- **Set exercise**
Everything from the first line down to the line containing "const pow2 = d" is to be retyped exactly, both ends included, with pictures left out.
Start of Supplied information
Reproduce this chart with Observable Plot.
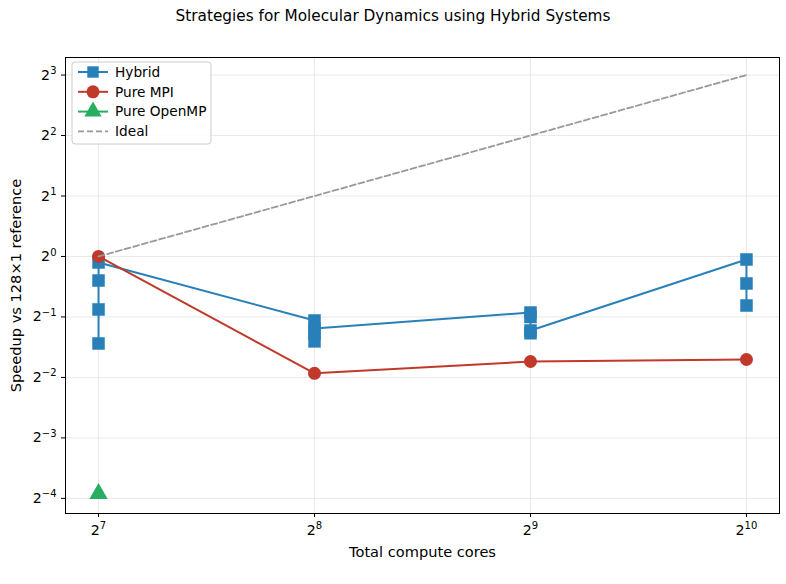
<!DOCTYPE html>
<html><head><meta charset="utf-8">
<script src="https://cdn.jsdelivr.net/npm/d3@7"></script>
<script src="https://cdn.jsdelivr.net/npm/@observablehq/plot@0.6"></script>
<style>
body{margin:0;background:#fff;font-family:"DejaVu Sans",sans-serif}
</style>
</head><body><div id="chart"></div>
<script>
// Total compute cores and measured speedups (relative to the 128x1 reference run)
const cores = [128, 256, 512, 1024];
const hybridCores = [128, 128, 128, 128, 256, 256, 256, 256, 512, 512, 512, 512, 1024, 1024, 1024];
const hybridSpeedup = [0.369, 0.545, 0.759, 0.934, 0.480, 0.378, 0.414, 0.438, 0.526, 0.500, 0.415, 0.428, 0.966, 0.734, 0.570];
const mpiSpeedup = [1.0, 0.262, 0.300, 0.307];
const openmpCores = [128];
const openmpSpeedup = [0.066];
const idealSpeedup = [1, 2, 4, 8];
const xTicks = [128, 256, 512, 1024];
const yTicks = [1/16, 1/8, 1/4, 1/2, 1, 2, 4, 8];
const seriesNames = ["Hybrid", "Pure MPI", "Pure OpenMP", "Ideal"];

const BLUE = "#2980b9", RED = "#c0392b", GREEN = "#27ae60", GRAY = "#999999";
const W = 786, H = 584;

const pow2 = d => "2^" + String(Math.round(Math.log2(d))).replace("-", "\u2212");

const chart = Plot.plot({
  width: W, height: H,
  marginLeft: 65, marginRight: 7, marginTop: 57, marginBottom: 71,
  style: {fontFamily: "DejaVu Sans, sans-serif", fontSize: "14px", color: "#000", background: "#fff"},
  x: {type: "log", base: 2, domain: [2 ** 6.847, 2 ** 10.153]},
  y: {type: "log", base: 2, domain: [2 ** -4.25, 2 ** 3.29]},
  marks: [
    Plot.gridX(xTicks, {stroke: "#e3e3e3", strokeOpacity: 1, strokeWidth: 0.8}),
    Plot.gridY(yTicks, {stroke: "#e3e3e3", strokeOpacity: 1, strokeWidth: 0.8}),
    Plot.axisX(xTicks, {tickSize: 4, tickPadding: 7, tickFormat: pow2, fontSize: 14.2,
      label: "Total compute cores", labelAnchor: "center", labelArrow: "none", labelOffset: 43}),
    Plot.axisY(yTicks, {tickSize: 4, tickPadding: 5, tickFormat: pow2, fontSize: 14.2,
      label: "Speedup vs 128\u00d71 reference", labelAnchor: "center", labelArrow: "none", labelOffset: 55}),
    // Hybrid runs: every decomposition at each core count, joined in run order
    Plot.line(hybridCores, {x: d => d, y: (d, i) => hybridSpeedup[i], stroke: BLUE, strokeWidth: 2}),
    Plot.dot(hybridCores, {x: d => d, y: (d, i) => hybridSpeedup[i], symbol: "square", r: 6.8, fill: BLUE, stroke: BLUE, strokeWidth: 0.5}),
    // Pure MPI
    Plot.line(cores, {x: d => d, y: (d, i) => mpiSpeedup[i], stroke: RED, strokeWidth: 2}),
    Plot.dot(cores, {x: d => d, y: (d, i) => mpiSpeedup[i], symbol: "circle", r: 6.5, fill: RED}),
    // Pure OpenMP
    Plot.dot(openmpCores, {x: d => d, y: (d, i) => openmpSpeedup[i], symbol: "triangle", r: 6.8, fill: GREEN}),
    // Ideal linear scaling
    Plot.line(cores, {x: d => d, y: (d, i) => idealSpeedup[i], stroke: GRAY, strokeWidth: 1.8, strokeDasharray: "6,3"}),
    Plot.frame({stroke: "#000", strokeWidth: 1})
  ]
});

document.getElementById("chart").appendChild(chart);
const svg = d3.select(chart);

// Axis titles slightly larger than tick labels
svg.selectAll('g[aria-label="x-axis label"] text, g[aria-label="y-axis label"] text')
  .attr("font-size", "14.6px");

// Powers of two as base + superscript exponent
svg.selectAll('g[aria-label$="tick label"] text').each(function() {
  const t = this.textContent;
  if (!t.includes("^")) return;
  const [base, exp] = t.split("^");
  const el = d3.select(this);
  el.text(null);
  el.append("tspan").text(base);
  el.append("tspan").attr("dy", "-0.55em").attr("font-size", "10px").text(exp);
});

// Title
svg.append("text")
  .attr("x", W / 2).attr("y", 21)
  .attr("text-anchor", "middle")
  .attr("font-size", "15.3px")
  .attr("fill", "#000")
  .text("Strategies for Molecular Dynamics using Hybrid Systems");

// Legend
const lg = svg.append("g").attr("transform", "translate(72,62)");
lg.append("rect").attr("width", 139).attr("height", 82).attr("rx", 3)
  .attr("fill", "#fff").attr("fill-opacity", 0.85).attr("stroke", "#cccccc");
const styles = [
  {color: BLUE, symbol: d3.symbolSquare, size: 130, dash: null, w: 2},
  {color: RED, symbol: d3.symbolCircle, size: 133, dash: null, w: 2},
  {color: GREEN, symbol: d3.symbolTriangle, size: 130, dash: null, w: 2},
  {color: GRAY, symbol: null, dash: "6,3", w: 1.8}
];
seriesNames.forEach((name, i) => {
  const y = 10 + i * 19.8, s = styles[i];
  const row = lg.append("g").attr("transform", `translate(0,${y})`);
  row.append("line").attr("x1", 6).attr("x2", 36).attr("y1", 0).attr("y2", 0)
    .attr("stroke", s.color).attr("stroke-width", s.w).attr("stroke-dasharray", s.dash);
  if (s.symbol) row.append("path").attr("d", d3.symbol(s.symbol, s.size)())
    .attr("transform", "translate(21,0)").attr("fill", s.color);
  row.append("text").attr("x", 43).attr("y", 0).attr("dy", "0.35em")
    .attr("text-anchor", "start")
    .attr("font-size", "13.7px").attr("fill", "#000").text(name);
});
</script>
</body></html>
End of Supplied information
- **Problem solution**
Reproduce this chart with Observable Plot.
<!DOCTYPE html>
<html><head><meta charset="utf-8">
<script src="https://cdn.jsdelivr.net/npm/d3@7"></script>
<script src="https://cdn.jsdelivr.net/npm/@observablehq/plot@0.6"></script>
<style>
body{margin:0;background:#fff;font-family:"DejaVu Sans",sans-serif}
</style>
</head><body><div id="chart"></div>
<script>
// Total compute cores and measured speedups (relative to the 128x1 reference run)
const cores = [128, 256, 512, 1024];
const hybridCores = [128, 128, 128, 128, 256, 256, 256, 256, 512, 512, 512, 512, 1024, 1024, 1024];
const hybridSpeedup = [0.369, 0.545, 0.759, 0.934, 0.480, 0.378, 0.414, 0.438, 0.526, 0.500, 0.415, 0.428, 0.966, 0.734, 0.570];
const mpiSpeedup = [1.0, 0.262, 0.300, 0.307];
const openmpCores = [128];
const openmpSpeedup = [0.066];
const idealSpeedup = [1, 2, 4, 8];
const xTicks = [128, 256, 512, 1024];
const yTicks = [1/16, 1/8, 1/4, 1/2, 1, 2, 4, 8];
const seriesNames = ["Hybrid", "Pure MPI", "Pure OpenMP", "Ideal"];

const BLUE = "#2980b9", RED = "#c0392b", GREEN = "#27ae60", GRAY = "#999999";
const W = 786, H = 584;

const pow2 = d => "2^" + String(Math.round(Math.log2(d))).replace("-", "\u2212");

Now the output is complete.